**Task to carry out:**
Look through the records that follow. Copy every line containing the word "matplotlib".

[begin Recorded data]

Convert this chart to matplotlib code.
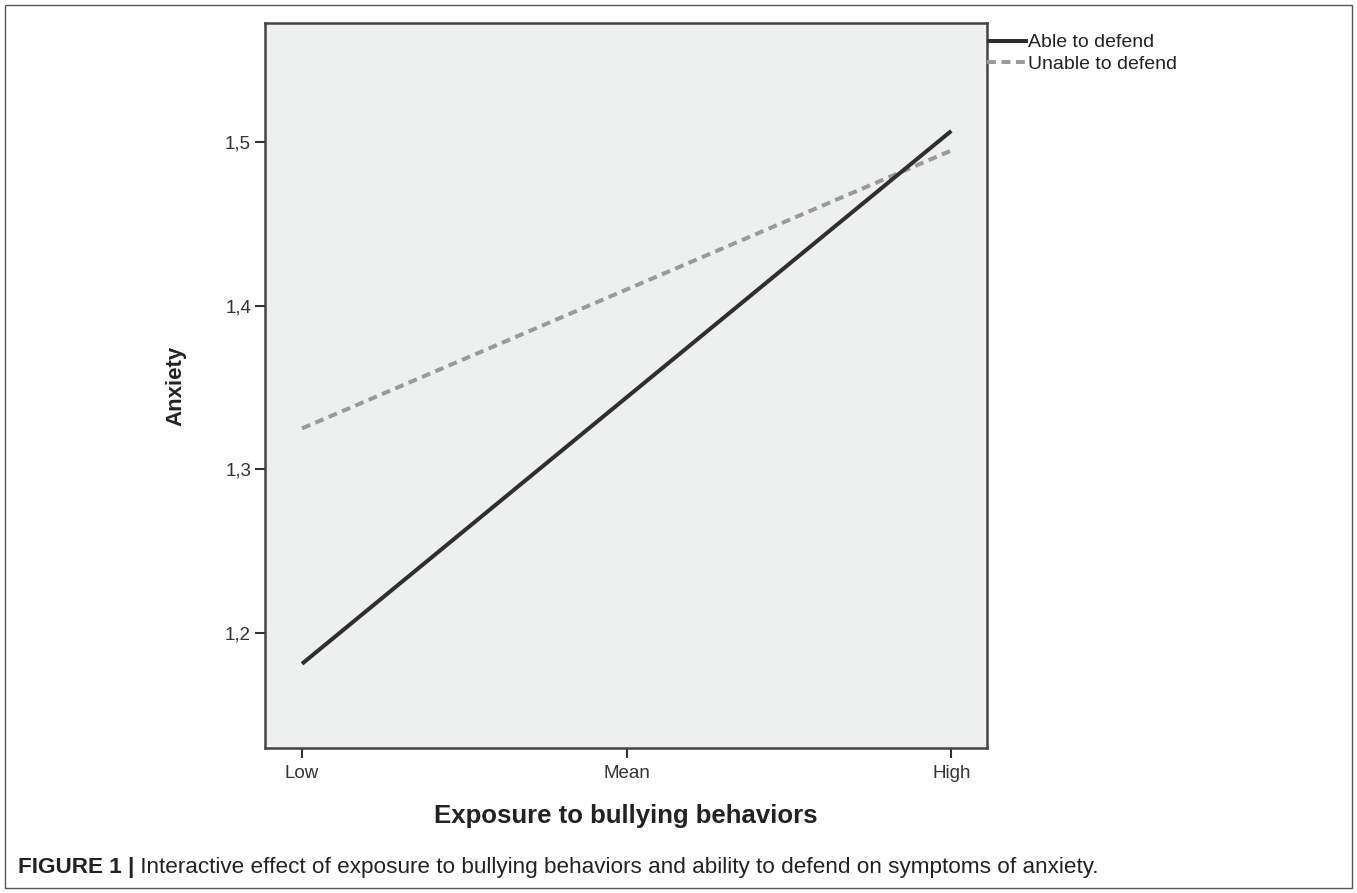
import matplotlib
matplotlib.use("Agg")
import matplotlib.pyplot as plt
from matplotlib.patches import Rectangle
from matplotlib.offsetbox import TextArea, HPacker, AnchoredOffsetbox

categories = ["Low", "Mean", "High"]
able = [1.181, 1.344, 1.507]
unable = [1.325, 1.410, 1.495]
series_names = ["Able to defend", "Unable to defend"]
y_ticks = [1.2, 1.3, 1.4, 1.5]
y_tick_labels = ["1,2", "1,3", "1,4", "1,5"]

plt.rcParams['font.family'] = ['Liberation Sans', 'DejaVu Sans']

W, H = 1357, 893
fig = plt.figure(figsize=(W / 100, H / 100), dpi=100)
ax = fig.add_axes([265 / W, 1 - 748 / H, (987 - 265) / W, (748 - 23) / H])
ax.set_facecolor('#eef0ef')

x = list(range(len(categories)))
ax.plot(x, able, color='#2f2f2f', lw=2.9, solid_capstyle='butt', label=series_names[0], zorder=3)
ax.plot(x, unable, color='#9a9a9a', lw=2.9, linestyle=(0, (2.2, 1.4)), label=series_names[1], zorder=2)

ax.set_xlim(-0.114, 2.11)
ax.set_ylim(1.1295, 1.573)
ax.set_xticks(x)
ax.set_xticklabels(categories)
ax.set_yticks(y_ticks)
ax.set_yticklabels(y_tick_labels)
ax.tick_params(axis='both', direction='out', length=7, width=1.5, color='#333333',
               labelsize=13.5, labelcolor='#333333', pad=3)
ax.tick_params(axis='x', pad=5)
for s in ax.spines.values():
    s.set_color('#444444')
    s.set_linewidth(1.8)

ax.set_ylabel("Anxiety", fontsize=16, fontweight='bold', color='#222222', labelpad=28)
ax.set_xlabel("Exposure to bullying behaviors", fontsize=18.5, fontweight='bold', color='#222222', labelpad=16)

leg = ax.legend(loc='upper left', bbox_to_anchor=(1.0, 0.985), frameon=False, fontsize=14,
                handlelength=2.1, handletextpad=0.03, borderpad=0, borderaxespad=0, labelspacing=0.2)
for t in leg.get_texts():
    t.set_color('#222222')

# outer frame
fig.patches.append(Rectangle((5 / W, 5 / H), (1352 - 5) / W, (888 - 5) / H, transform=fig.transFigure,
                             fill=False, edgecolor='#555555', lw=1.0))

# caption
t1 = TextArea("FIGURE 1 |", textprops=dict(fontsize=16.2, fontweight='bold', color='#222222'))
t2 = TextArea(" Interactive effect of exposure to bullying behaviors and ability to defend on symptoms of anxiety.",
              textprops=dict(fontsize=16.2, color='#222222'))
box = HPacker(children=[t1, t2], align='baseline', pad=0, sep=0)
ab = AnchoredOffsetbox(loc='lower left', child=box, pad=0, frameon=False,
                       bbox_to_anchor=(18 / W, 1 - 878 / H), bbox_transform=fig.transFigure, borderpad=0)
fig.add_artist(ab)

fig.savefig("out.png", dpi=100)
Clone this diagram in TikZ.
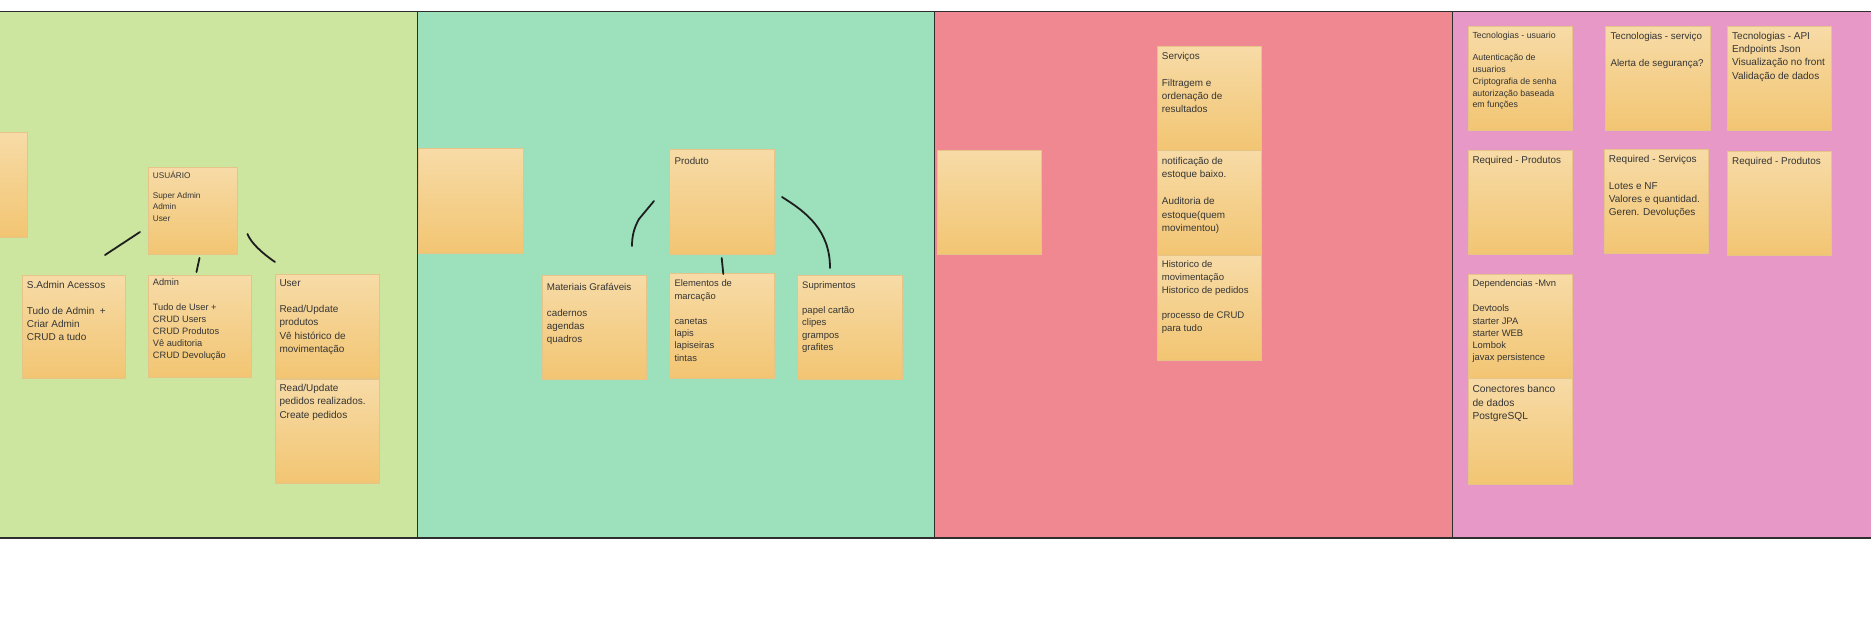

[end Recorded data]

**Response below:**
Convert this chart to matplotlib code.
import matplotlib
matplotlib.use("Agg")
import matplotlib.pyplot as plt
from matplotlib.patches import Rectangle
from matplotlib.offsetbox import TextArea, HPacker, AnchoredOffsetbox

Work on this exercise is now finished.